Michiganders continue to struggle with inflation while taxes increase in 2024
State Rep. Ann Bollin today said the $1.3 billion budget surplus state fiscal leaders projected during the Consensus Revenue Estimating Conference on Friday should be used to provide tax relief to Michigan families who are struggling to afford the rising cost of everyday goods and services.
The state income tax rate increased from 4.05% to 4.25% this year after the governor and the attorney general took action to end the reduction that occurred in 2023. Bollin, R-Brighton Township, said higher-than-expected revenue should be used to make the tax cut permanent, putting more money in people’s paychecks at a time when they desperately need relief.

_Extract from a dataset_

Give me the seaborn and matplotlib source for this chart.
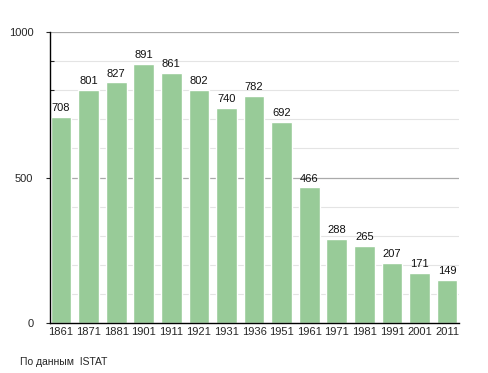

“Everyday life is becoming more expensive as inflation tightens its grip on our wallets,” Bollin said. “From rising prices on basic necessities to shrinking product sizes, people are feeling the pinch. Car prices are through the roof, and homeowners face the double whammy of consecutive property tax hikes. To add insult to injury, the governor and her allies have hiked taxes back up to 4.25%. With the budget surplus we have, it’s wrong to end the tax relief that was helping people keep their heads above water.”
Bollin, a member of the House Appropriations Committee, will continue to prioritize tax relief and responsible spending as the annual state budget process kicks off in the coming weeks.